Reconstruction of Little Ice Age glacier area and equilibrium line attitudes in the central and western Himalaya

Glacial changes during the Little Ice Age (LIA) in the Himalayan Mountains are important for understanding changes in the monsoonal and westerly climate of the so-called 'the Third Pole'. However, knowledge of these changes and their dynamics remains limited because of the region's geographical inaccessibility, in addition to geopolitical reasons. In this study, we used high resolution three-dimensional images from Google Earth to identify lateral and terminal moraines as delineators of paleoglacier boundaries, and mapped the boundaries of both modern and LIA glaciers. ArcGIS 9.3 software was applied to map data and to calculate glacier lengths and areas; modern glacier surface elevation data were derived from SRTM (Shuttle Radar Topography Mission) records.
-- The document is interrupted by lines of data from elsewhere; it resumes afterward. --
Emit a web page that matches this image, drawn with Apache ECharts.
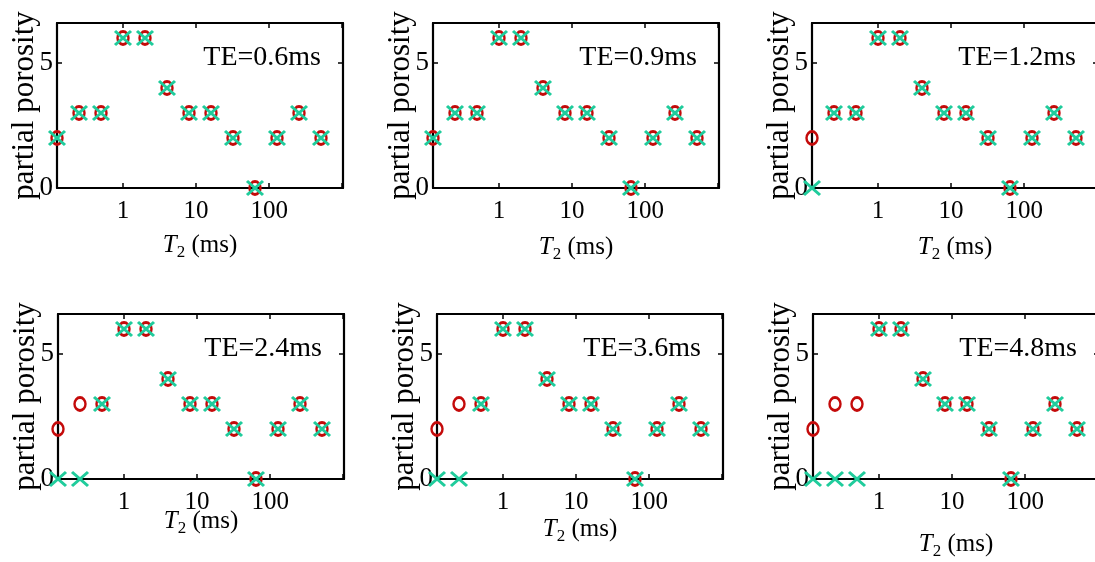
<!DOCTYPE html>
<html lang="en">
<head>
    <meta charset="UTF-8">
    <title>T2 partial porosity</title>
    <script src="https://cdn.jsdelivr.net/npm/echarts@6/dist/echarts.min.js"></script>
    <style>
        html, body { margin: 0; padding: 0; background: #fff; }
        #charts { width: 1095px; height: 562px; }
    </style>
</head>
<body>
    <div id="charts"></div>
    <script type="text/javascript">
        // T2 bins (ms) and partial porosity values
        var t2 = [0.125, 0.25, 0.5, 1, 2, 4, 8, 16, 32, 64, 128, 256, 512];
        var trueModel = [2, 3, 3, 6, 6, 4, 3, 3, 2, 0, 2, 3, 2];
        var est06 = [2, 3, 3, 6, 6, 4, 3, 3, 2, 0, 2, 3, 2];
        var est09 = [2, 3, 3, 6, 6, 4, 3, 3, 2, 0, 2, 3, 2];
        var est12 = [0, 3, 3, 6, 6, 4, 3, 3, 2, 0, 2, 3, 2];
        var est24 = [0, 0, 3, 6, 6, 4, 3, 3, 2, 0, 2, 3, 2];
        var est36 = [0, 0, 3, 6, 6, 4, 3, 3, 2, 0, 2, 3, 2];
        var est48 = [0, 0, 0, 6, 6, 4, 3, 3, 2, 0, 2, 3, 2];
        var teLabels = ['TE=0.6ms', 'TE=0.9ms', 'TE=1.2ms', 'TE=2.4ms', 'TE=3.6ms', 'TE=4.8ms'];
        var estimates = [est06, est09, est12, est24, est36, est48];
        var xTickLabels = [1, 10, 100];
        var yTicks = [0, 5];

        // panel layout: [left, top, name gap of the T2 label]
        var panels = [
            [57, 23, 42], [433, 23, 44], [812, 23, 44],
            [58, 314, 27], [437, 314, 35], [813, 314, 50]
        ];
        var panelW = 286, panelH = 165;
        var font = '"Liberation Serif", "Times New Roman", serif';

        function pairs(ys) {
            var out = [];
            for (var i = 0; i < t2.length; i++) out.push([t2[i], ys[i]]);
            return out;
        }

        function xLabel(v) {
            for (var i = 0; i < xTickLabels.length; i++) {
                if (Math.abs(v - xTickLabels[i]) < 1e-6 * xTickLabels[i]) return String(xTickLabels[i]);
            }
            return '';
        }

        var grid = [], xAxis = [], yAxis = [], series = [], graphic = [];
        var lineStyle = { color: '#000', width: 2.2 };
        var tick = { show: true, inside: true, length: 5, lineStyle: { color: '#000', width: 1.5 } };
        for (var p = 0; p < 6; p++) {
            var pl = panels[p];
            grid.push({
                left: pl[0], top: pl[1], width: panelW, height: panelH,
                containLabel: false, outerBoundsMode: 'none'
            });
            xAxis.push({
                type: 'log', logBase: 10, gridIndex: p, min: 0.125, max: 1024,
                position: 'bottom',
                name: '{i|T}{s|2} (ms)', nameLocation: 'middle', nameGap: pl[2],
                nameMoveOverlap: false,
                nameTextStyle: {
                    fontFamily: font, fontSize: 25, color: '#000',
                    rich: {
                        i: { fontFamily: font, fontSize: 25, fontStyle: 'italic', color: '#000' },
                        s: { fontFamily: font, fontSize: 17, color: '#000', verticalAlign: 'bottom', padding: [14, 0, 0, 0] }
                    }
                },
                axisLine: { show: true, onZero: false, lineStyle: lineStyle },
                axisTick: tick,
                axisLabel: {
                    show: true, formatter: xLabel, margin: 11, color: '#000',
                    fontFamily: font, fontSize: 25, showMinLabel: false, showMaxLabel: false
                },
                splitLine: { show: false }
            });
            xAxis.push({
                type: 'log', logBase: 10, gridIndex: p, min: 0.125, max: 1024,
                position: 'top',
                axisLine: { show: true, onZero: false, lineStyle: lineStyle },
                axisTick: tick,
                axisLabel: { show: false },
                splitLine: { show: false }
            });
            yAxis.push({
                type: 'value', gridIndex: p, min: 0, max: 6.6, interval: 5,
                position: 'left',
                name: 'partial porosity', nameLocation: 'middle', nameGap: 17, nameRotate: 90,
                nameMoveOverlap: false,
                nameTextStyle: { fontFamily: font, fontSize: 31, color: '#000' },
                axisLine: { show: true, onZero: false, lineStyle: lineStyle },
                axisTick: tick,
                axisLabel: {
                    show: true, margin: 4, color: '#000', fontFamily: font, fontSize: 27,
                    showMaxLabel: false,
                    formatter: function (v) { return yTicks.indexOf(v) >= 0 ? String(v) : ''; }
                },
                splitLine: { show: false }
            });
            yAxis.push({
                type: 'value', gridIndex: p, min: 0, max: 6.6, interval: 5,
                position: 'right',
                axisLine: { show: true, onZero: false, lineStyle: lineStyle },
                axisTick: tick,
                axisLabel: { show: false },
                splitLine: { show: false }
            });
            series.push({
                type: 'scatter', xAxisIndex: 2 * p, yAxisIndex: 2 * p, clip: false,
                symbol: 'circle', symbolSize: [11, 13],
                itemStyle: { color: 'rgba(0,0,0,0)', borderColor: '#c40a0a', borderWidth: 2.6, opacity: 1 },
                data: pairs(trueModel), z: 3
            });
            series.push({
                type: 'scatter', xAxisIndex: 2 * p, yAxisIndex: 2 * p, clip: false,
                symbol: 'path://M0,0L10,10M10,0L0,10', symbolSize: [16, 14],
                itemStyle: { color: 'rgba(0,0,0,0)', borderColor: '#20cc9c', borderWidth: 2.8, opacity: 1 },
                data: pairs(estimates[p]), z: 4
            });
            graphic.push({
                type: 'text', z: 10,
                x: pl[0] + panelW - 22, y: pl[1] + 35,
                style: {
                    text: teLabels[p], fill: '#000', font: '28px ' + font,
                    align: 'right', verticalAlign: 'middle'
                }
            });
        }

        var myChart = echarts.init(document.getElementById('charts'), null, { renderer: 'canvas' });
        var option = {
            animation: false,
            backgroundColor: '#fff',
            grid: grid,
            xAxis: xAxis,
            yAxis: yAxis,
            series: series,
            graphic: graphic
        };
        myChart.setOption(option);
    </script>
</body>
</html>
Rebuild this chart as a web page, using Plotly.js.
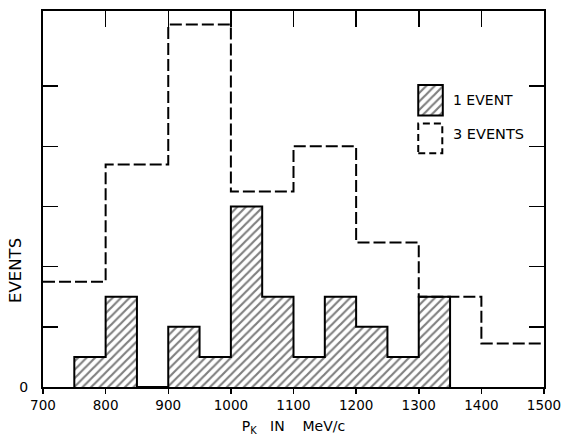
<!DOCTYPE html>
<html>
<head>
<meta charset="utf-8">
<script src="https://cdn.plot.ly/plotly-3.0.1.min.js"></script>
<style>html,body{margin:0;padding:0;background:#fff;}#chart{width:566px;height:436px;}</style>
</head>
<body>
<div id="chart"></div>
<script>
// Data
const fineEdges = [750, 800, 850, 900, 950, 1000, 1050, 1100, 1150, 1200, 1250, 1300, 1350];
const oneEventCounts = [1, 3, 0, 2, 1, 6, 3, 1, 3, 2, 1, 3];
const coarseEdges = [700, 800, 900, 1000, 1100, 1200, 1300, 1400, 1500];
const threeEventCounts = [3.5, 7.4, 12.05, 6.5, 8, 4.8, 3, 1.45];
const xTickVals = [700, 800, 900, 1000, 1100, 1200, 1300, 1400, 1500];
const xTickText = ["700", "800", "900", "1000", "1100", "1200", "1300", "1400", "1500"];
const yLabelVals = [0];
const yLabelText = ["0"];
const yTickMarks = [2, 4, 6, 8, 10];
const legendLabels = ["1 EVENT", "3 EVENTS"];

// derived
const fineMids = oneEventCounts.map((_, i) => (fineEdges[i] + fineEdges[i + 1]) / 2);
const fineWidths = oneEventCounts.map((_, i) => fineEdges[i + 1] - fineEdges[i]);
const outlineX = [fineEdges[0]].concat(fineEdges);
const outlineY = [0].concat(oneEventCounts, [0]);
const dashX = coarseEdges.slice();
const dashY = threeEventCounts.concat([threeEventCounts[threeEventCounts.length - 1]]);

const FONT = "DejaVu Sans, Liberation Sans, sans-serif";
const pattern = {shape: "/", size: 6, solidity: 0.36, fgcolor: "#000", bgcolor: "#fff", fillmode: "overlay"};
const Y_RANGE = [0, 12.5];
const X_RANGE = [700, 1500];

const traces = [
  {type: "bar", x: fineMids, y: oneEventCounts, width: fineWidths,
   marker: {color: "#fff", pattern: pattern, line: {width: 0}},
   xaxis: "x", yaxis: "y", showlegend: false, hoverinfo: "skip"},
  {type: "scatter", mode: "lines", x: outlineX, y: outlineY,
   line: {color: "#000", width: 2, shape: "hv"}, xaxis: "x", yaxis: "y",
   showlegend: false, hoverinfo: "skip"},
  {type: "scatter", mode: "lines", x: dashX, y: dashY,
   line: {color: "#000", width: 2, shape: "hv", dash: "12px,4px"}, xaxis: "x2", yaxis: "y4",
   showlegend: false, hoverinfo: "skip"},
  // legend hatched swatch (plot-fraction axes)
  {type: "bar", x: [0.7735], y: [0.081], base: [0.722], width: [0.049],
   marker: {color: "#fff", pattern: pattern, line: {width: 0}},
   xaxis: "x3", yaxis: "y3", showlegend: false, hoverinfo: "skip"}
];

const layout = {
  width: 566, height: 436,
  margin: {l: 43, r: 22, t: 11, b: 49},
  paper_bgcolor: "#fff", plot_bgcolor: "#fff",
  font: {family: FONT, color: "#000", size: 14},
  bargap: 0,
  showlegend: false,
  xaxis: {range: X_RANGE, tickvals: xTickVals, ticktext: xTickText, ticks: "outside",
          ticklen: 5, tickwidth: 1.5, tickcolor: "#000",
          showline: true, linecolor: "#000", linewidth: 2, mirror: true, showgrid: false,
          zeroline: false, tickfont: {size: 13.5, family: FONT}, ticklabelstandoff: 0,
          title: {text: "P<sub>K</sub>   IN    MeV/c", font: {size: 14, family: FONT}, standoff: 10}},
  xaxis2: {range: X_RANGE, overlaying: "x", side: "top", anchor: "y4",
           tickvals: [800, 900, 1000, 1100, 1200, 1300, 1400], ticks: "inside", ticklen: 16,
           tickwidth: 1.5, tickcolor: "#000", showticklabels: false, showgrid: false,
           zeroline: false, showline: false},
  yaxis: {range: Y_RANGE, tickvals: yLabelVals, ticktext: yLabelText, ticks: "",
          showline: true, linecolor: "#000",
          linewidth: 2, mirror: true, showgrid: false, zeroline: false,
          tickfont: {size: 14, family: FONT}, ticklabelstandoff: 10},
  yaxis4: {range: Y_RANGE, overlaying: "y", anchor: "x2", side: "left",
           tickvals: yTickMarks, ticks: "inside", ticklen: 15, tickwidth: 1.5, tickcolor: "#000",
           mirror: "ticks", showline: false, showticklabels: false, showgrid: false, zeroline: false},
  xaxis3: {range: [0, 1], overlaying: "x", anchor: "y3", visible: false, fixedrange: true},
  yaxis3: {range: [0, 1], overlaying: "y", anchor: "x3", visible: false, fixedrange: true},
  shapes: [
    {type: "rect", xref: "paper", yref: "paper", x0: 0.749, x1: 0.798, y0: 0.722, y1: 0.803,
     line: {color: "#000", width: 2}},
    {type: "rect", xref: "paper", yref: "paper", x0: 0.749, x1: 0.797, y0: 0.622, y1: 0.7005,
     line: {color: "#000", width: 2, dash: "7px,4px"}}
  ],
  annotations: [
    {xref: "paper", yref: "paper", x: 0.814, y: 0.7625, xanchor: "left", yanchor: "middle",
     text: legendLabels[0], showarrow: false, font: {size: 14, family: FONT}},
    {xref: "paper", yref: "paper", x: 0.814, y: 0.672, xanchor: "left", yanchor: "middle",
     text: legendLabels[1], showarrow: false, font: {size: 14.5, family: FONT}},
    {xref: "paper", yref: "paper", x: -0.055, y: 0.31, xanchor: "center", yanchor: "middle",
     text: "EVENTS", textangle: -90, showarrow: false, font: {size: 16.5, family: FONT}}
  ]
};

Plotly.newPlot("chart", traces, layout, {staticPlot: true, displayModeBar: false});
</script>
</body>
</html>
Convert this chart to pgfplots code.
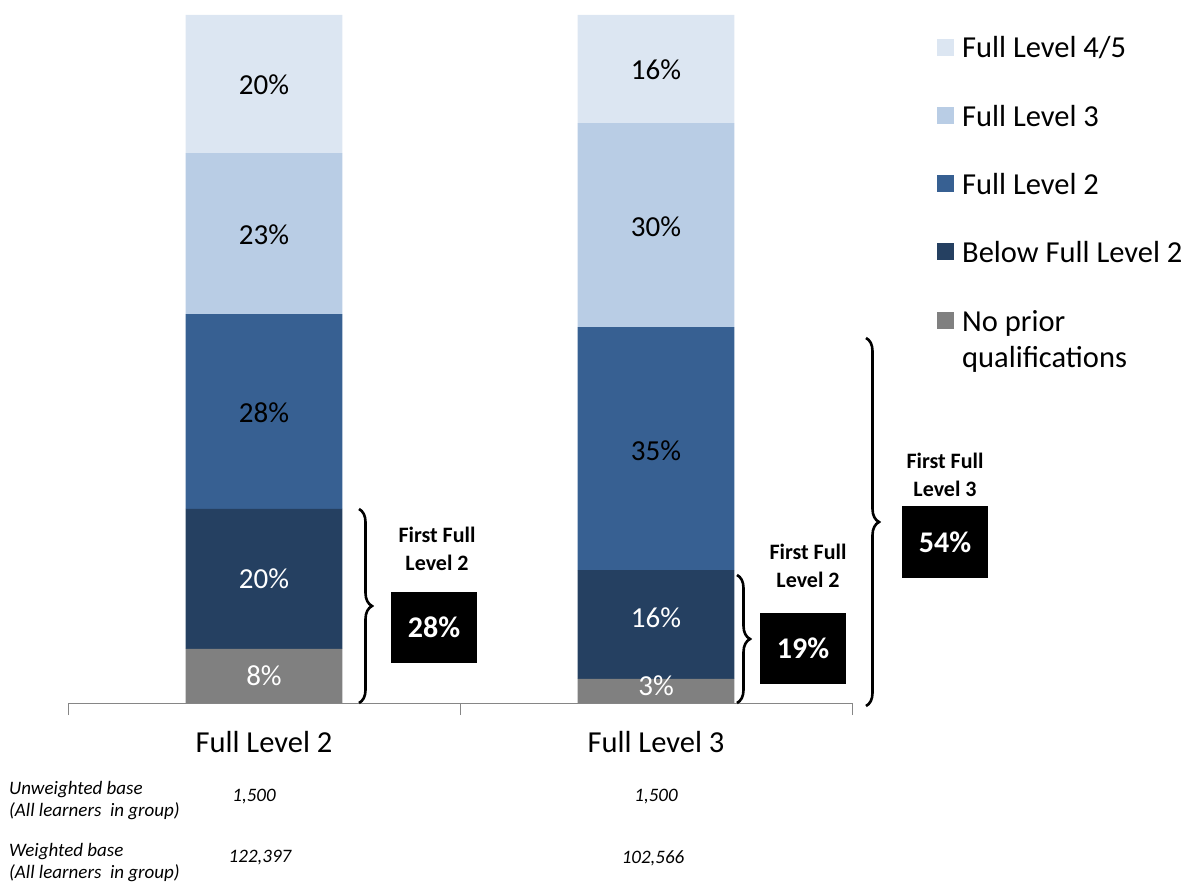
\documentclass[border=0pt]{standalone}
\usepackage{fontspec}
\setmainfont{Carlito}
\usepackage{pgfplots}
\pgfplotsset{compat=1.18}
\usepackage{pgfplotstable}
\usetikzlibrary{decorations.pathreplacing}

\definecolor{lvfive}{HTML}{DCE6F2}
\definecolor{lvthree}{HTML}{B9CDE5}
\definecolor{lvtwo}{HTML}{376092}
\definecolor{lvbelow}{HTML}{254061}
\definecolor{lvnone}{HTML}{808080}
\definecolor{axisgray}{HTML}{868686}

% segment heights (share of learners), bottom to top
\pgfplotstableread{
x nopr below fltwo flthree flfive
0 7.85 20.35 28.34 23.40 20.06
1 3.49 15.84 35.32 29.65 15.70
}\shares

\pgfplotsset{base/.style={
    at={(68pt,181pt)}, anchor=south west,
    scale only axis,
    width=784pt, height=688pt,
    xmin=-0.5, xmax=1.5,
    ymin=0, ymax=100,
}}

\begin{document}
\begin{tikzpicture}
\useasboundingbox (0pt,0pt) rectangle (1190pt,884pt);
\begin{axis}[
    base,
    axis x line*=bottom,
    axis y line=none,
    axis line style={draw=axisgray, line width=0.8pt},
    ybar stacked,
    bar width=0.4,
    xtick={0,1},
    xticklabels={Full Level 2, Full Level 3},
    major tick length=0pt,
    extra x ticks={-0.5,0.5,1.5},
    extra x tick labels={},
    extra x tick style={tick align=outside, major tick length=12pt,
        tick style={draw=axisgray, line width=0.8pt}},
    xticklabel style={font=\fontsize{30.5}{36}\selectfont, yshift=-25pt},
    clip=false,
]
\addplot[fill=lvnone, draw=none] table[x=x, y=nopr] {\shares};
\addplot[fill=lvbelow, draw=none] table[x=x, y=below] {\shares};
\addplot[fill=lvtwo, draw=none] table[x=x, y=fltwo] {\shares};
\addplot[fill=lvthree, draw=none] table[x=x, y=flthree] {\shares};
\addplot[fill=lvfive, draw=none] table[x=x, y=flfive] {\shares};
\end{axis}

% data labels, placed in the same axis frame after the bars
\begin{axis}[
    base,
    hide axis,
    point meta=explicit symbolic,
    nodes near coords,
]
\addplot[only marks, mark=none, every node near coord/.style={text=white, anchor=center, font=\fontsize{29}{34}\selectfont}]
  coordinates {(0,3.9)[8\%] (0,18.0)[20\%] (1,2.5)[3\%] (1,12.4)[16\%]};
\addplot[only marks, mark=none, every node near coord/.style={text=black, anchor=center, font=\fontsize{29}{34}\selectfont}]
  coordinates {(0,42.2)[28\%] (0,68.0)[23\%] (0,89.8)[20\%]
               (1,36.6)[35\%] (1,69.2)[30\%] (1,92.0)[16\%]};
\end{axis}

\begin{scope}[x=1pt,y=1pt]
% braces and group totals
\tikzset{brc/.style={decorate, decoration={brace, amplitude=13pt}, line width=2.6pt}}
\draw[brc] (359,375) -- (359,181);
\draw[brc] (737,309) -- (737,181);
\draw[brc] (866,546) -- (866,178);

\tikzset{grp/.style={font=\bfseries\fontsize{22}{28}\selectfont, align=center},
         box/.style={fill=black, text=white, font=\bfseries\fontsize{30}{36}\selectfont,
                     minimum width=86pt, minimum height=71pt, inner sep=0pt}}
\node[grp] at (437,335) {First Full\\Level 2};
\node[box] at (434,256.5) {28\%};
\node[grp] at (808,318) {First Full\\Level 2};
\node[box] at (803,236) {19\%};
\node[grp] at (945,409) {First Full\\Level 3};
\node[box] at (945,342) {54\%};

% legend
\tikzset{lgt/.style={anchor=west, font=\fontsize{30.5}{36}\selectfont, align=left, inner sep=0pt}}
\fill[lvfive]  (937,827.5) rectangle +(17,17);
\node[lgt] at (962,836) {Full Level 4/5};
\fill[lvthree] (937,759.5) rectangle +(17,17);
\node[lgt] at (962,768) {Full Level 3};
\fill[lvtwo]   (937,691.5) rectangle +(17,17);
\node[lgt] at (962,700) {Full Level 2};
\fill[lvbelow] (937,623.5) rectangle +(17,17);
\node[lgt] at (962,632) {Below Full Level 2};
\fill[lvnone]  (937,554.5) rectangle +(17,17);
\node[lgt, anchor=north west] at (962,574) {No prior\\qualifications};

% bases
\tikzset{bs/.style={font=\itshape\fontsize{19}{22}\selectfont, align=left, inner sep=0pt}}
\node[bs, anchor=west] at (9,83) {Unweighted base\\(All learners~ in group)};
\node[bs] at (254,87) {1,500};
\node[bs] at (656,87) {1,500};
\node[bs, anchor=west] at (9,21) {Weighted base\\(All learners~ in group)};
\node[bs] at (260,26) {122,397};
\node[bs] at (653,26) {102,566};
\end{scope}
\end{tikzpicture}
\end{document}
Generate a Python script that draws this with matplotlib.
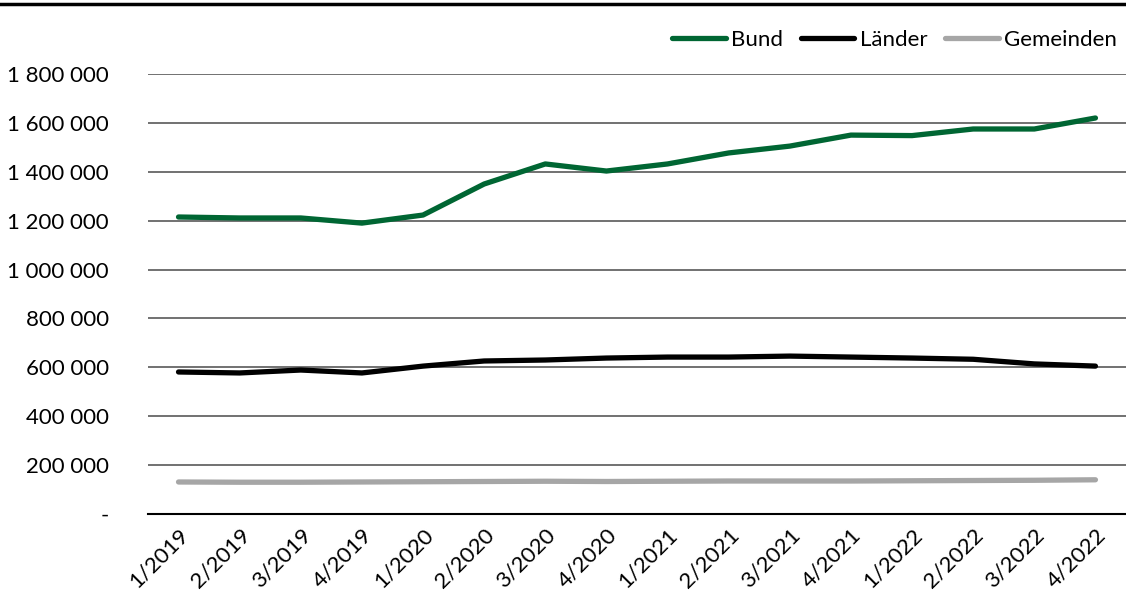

Three methods, the toe-to-headwall altitude ratio (THAR), the toe-to-summit altitude method (TSAM), and the toe-to-ridge altitude method (TRAM) were used to estimate equilibrium line altitude (ELA). The transient snowlines (TSL) of ninety-one modern glaciers were acquired using Landsat 8 OLI images in late summer to evaluate the reliability of the calculated ELAs. Our results showed that the total length and total area of two hundred and twenty glaciers in the central and western Himalaya (CWH) had decreased respectively by 35% and 31% since the LIA. The TRAM method was the preferred method for the reconstruction of ELAs. The mean depression of ELAs from the LIA to the first decade of the 21st Century, as reconstructed using the TRAM method, was 123 m. The ELA depression and rate of change of glacier length and glacier area displayed generally increasing trends from west to east along the central and western Himalaya, suggesting that the moisture was most likely transported from an easterly direction. These changes were more intensive on southern than northern slopes, suggesting that southerly and westerly precipitation likely increased over the same period. We speculated that the CWH had been influenced by both the Indian Summer Monsoon (ISM) and Westerlies since the LIA. ISM moisture, as in modern times, was the main factor controlling the distribution of glaciers during the LIA. Further, precipitation carried by the Westerlies likely intensified along southerly pathways along the CWH during the LIA.